McCrory proposes tougher penalties for threatening, assaulting state officials
Posted May 19
Raleigh, N.C. — Reacting to the kidnapping of the father of a Wake County prosecutor, Gov. Pat McCrory on Monday proposed tougher penalties for those who provide cell phones to inmates and those who retaliate against or threaten state officials or their relatives.
"In light of the recent events involving family members of a prosecutor in Wake County, we feel it is necessary to broaden the degrees of punishment for these types of crimes,” McCrory said in a statement. “State officials should be able to fulfill their duties without fearing for their family's safety."
Frank Janssen, father of Wake County Assistant District Attorney Colleen Janssen, was kidnapped from his Wake Forest home in April in a plot investigators said was masterminded by Kelvin Melton, who is serving life in prison. Colleen Janssen prosecuted the case that put Melton behind bars.
Frank Janssen was rescued by a FBI Hostage Rescue Team in Atlanta five days later. Six people – Jenna Paulin Martin, 21; Tiana Maynard, 20; Jevante Price, 20; Michael Montreal Gooden, 21; Clifton James Roberts, 29; and Quantavious Thompson – face federal kidnapping charges, which carry maximum prison sentences of life without parole.
Investigators are still searching for Jakym "Jak" Camel Tibbs in connection with the kidnapping. The FBI is offering $25,000 for information leading to his arrest.
Providing an inmate with a cell phone, currently a Class 1 misdemeanor (60-150 days), would be upgraded to a Class F felony (10-41 months) under McCrory’s proposal.
- Retaliating against a government official, which would include family members under the proposal, would be a Class E felony (15-50 months) instead of a Class I felony (3-12 months)
- If an official is assaulted with a deadly weapon, it would be a Class D felony (38-160 months) instead of a Class F felony (10-41 months)
- If the official is seriously injured, it would be a Class C felony (44-182 months) instead of a Class F felony
- Threats to seriously harm or kill an official or their family would be a Class F felony instead of a Class I felony
A bill with the proposals will be filed in the General Assembly this week, McCrory’s office said.

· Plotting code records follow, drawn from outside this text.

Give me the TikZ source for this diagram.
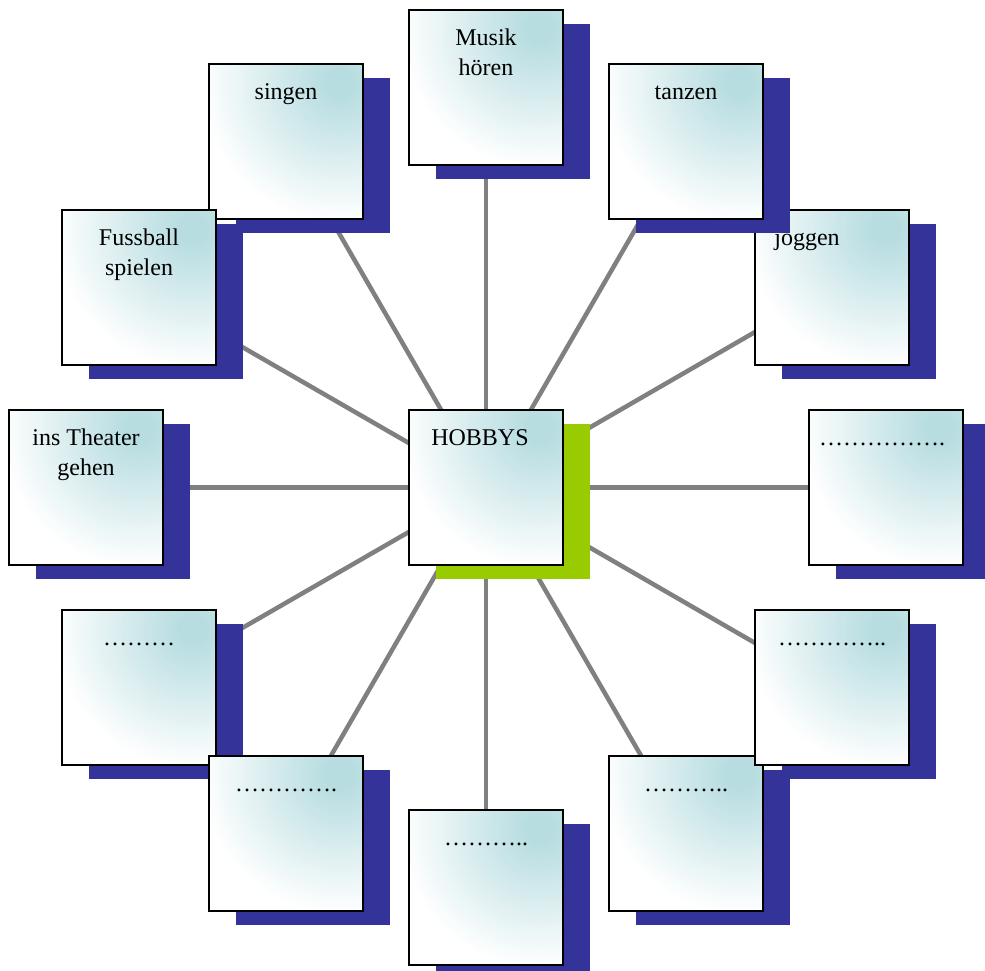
\documentclass[tikz,border=0pt]{standalone}
\usepackage{fontspec}
\setmainfont{Liberation Serif}
\usetikzlibrary{backgrounds}
\definecolor{shadownavy}{HTML}{333399}
\definecolor{shadowgreen}{HTML}{99CC00}
\definecolor{boxteal}{HTML}{B8DDE1}
\definecolor{linegray}{HTML}{808080}
\tikzset{
  hbox/.style={draw=black, line width=1.6pt, minimum width=154pt, minimum height=155pt, inner sep=0pt, outer sep=0pt},
  htext/.style={anchor=north, inner sep=0pt, align=center, font=\fontsize{24}{30}\selectfont},
  conn/.style={draw=linegray, line width=4.5pt},
}
\newcommand\hobbyitem[6]{%
  \fill[#4] (#2+27,#3+14) rectangle ++(154,155);
  \begin{scope}
    \clip (#2,#3) rectangle ++(154,155);
    \fill[white] (#2,#3) rectangle ++(154,155);
    \foreach \k in {0,...,40} {
      \pgfmathsetmacro\rr{140-\k*3.1}
      \pgfmathsetmacro\pp{\k*2.5}
      \fill[boxteal!\pp!white] (#2+131,#3+19) circle[radius=\rr pt];
    }
  \end{scope}
  \node[hbox] (#1) at (#2+77,#3+77.5) {};
  \node[htext] (#1-t) at (#2+77+#6,#3+14) {\strut #5};
}
\begin{document}
\begin{tikzpicture}[x=1pt,y=-1pt]
\useasboundingbox (0,0) rectangle (985,970);
\clip (0,0) rectangle (985,970);
\hobbyitem{hobbys}{409}{410}{shadowgreen}{HOBBYS}{-6}
\hobbyitem{musik}{409}{10}{shadownavy}{Musik\\hören}{0}
\hobbyitem{joggen}{755}{210}{shadownavy}{joggen}{-25}
\hobbyitem{tanzen}{609}{64}{shadownavy}{tanzen}{0}
\hobbyitem{singen}{209}{64}{shadownavy}{singen}{0}
\hobbyitem{fussball}{62}{210}{shadownavy}{Fussball\\spielen}{0}
\hobbyitem{theater}{9}{410}{shadownavy}{ins Theater\\gehen}{0}
\hobbyitem{right}{809}{410}{shadownavy}{…………….}{-4}
\hobbyitem{lowerleft}{62}{610}{shadownavy}{………}{0}
\hobbyitem{bottomleft}{209}{756}{shadownavy}{………….}{0}
\hobbyitem{bottomright}{609}{756}{shadownavy}{………..}{0}
\hobbyitem{lowerright}{755}{610}{shadownavy}{…………..}{0}
\hobbyitem{bottom}{409}{810}{shadownavy}{………..}{0}
\begin{scope}[on background layer]
  \foreach \n in {musik,tanzen,joggen,right,lowerright,bottomright,bottom,bottomleft,lowerleft,theater,fussball,singen}
    \draw[conn] (hobbys.center) -- (\n.center);
\end{scope}
\end{tikzpicture}
\end{document}
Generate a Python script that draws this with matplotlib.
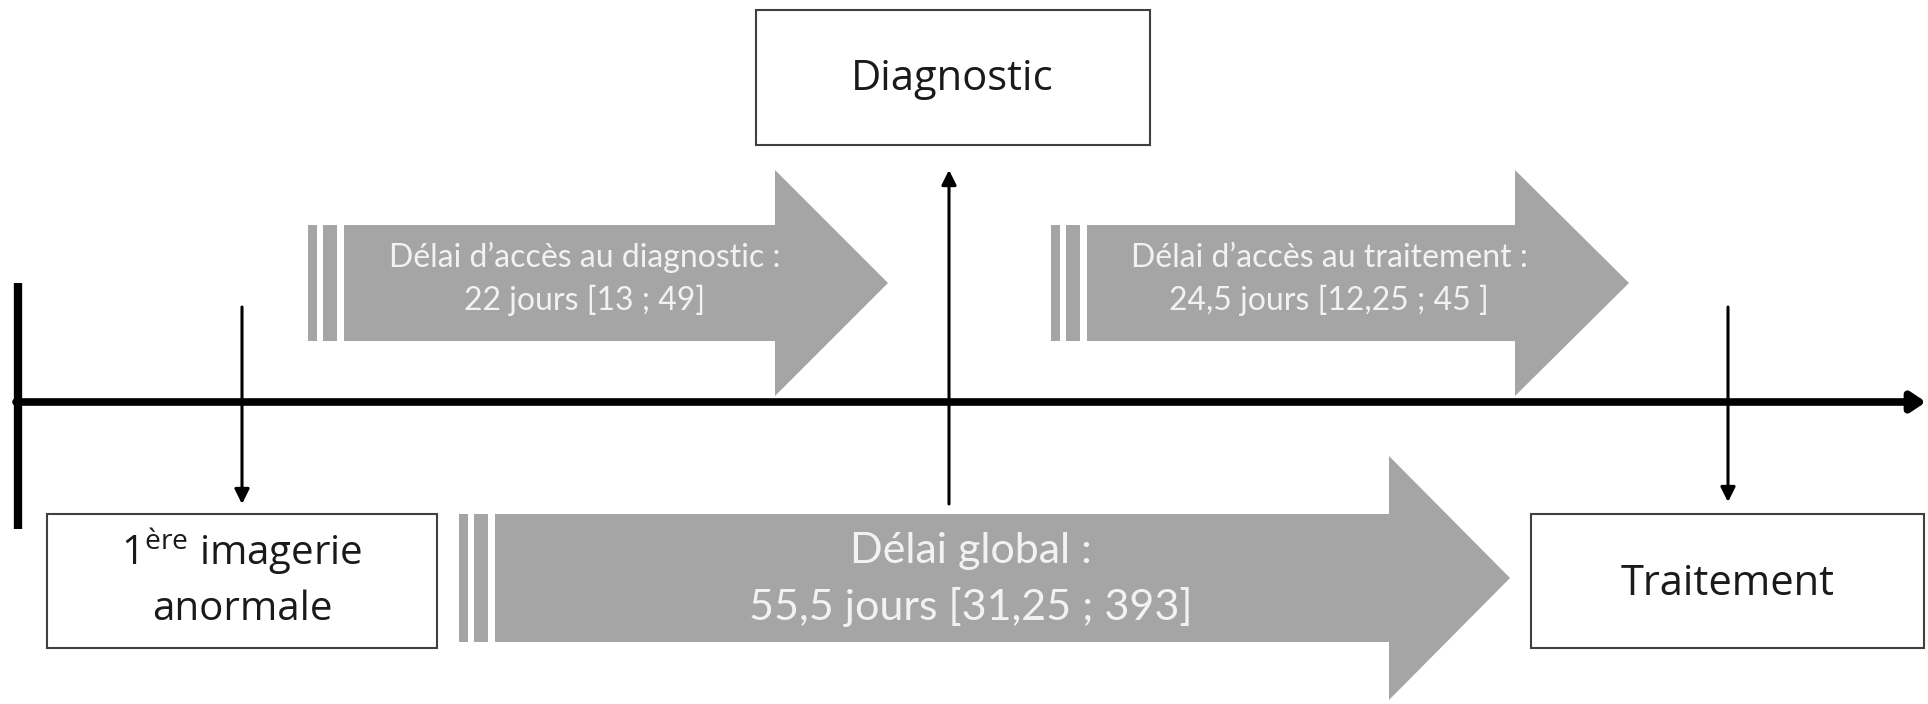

“This is a focused, proportional response to the threats our court officials face in their service to the public as we just experienced with the Frank Janssen kidnapping,” Interim Wake County District Attorney Ned Mangum said in a statement. “This legislation recognizes the need for significant punishments for unlawfully bringing mobile phones into our prisons, and further targets those who choose to threaten or assault judges, public defenders, prosecutors and other officials in retaliation for their public service. I thank the governor for his willingness to address these important issues.”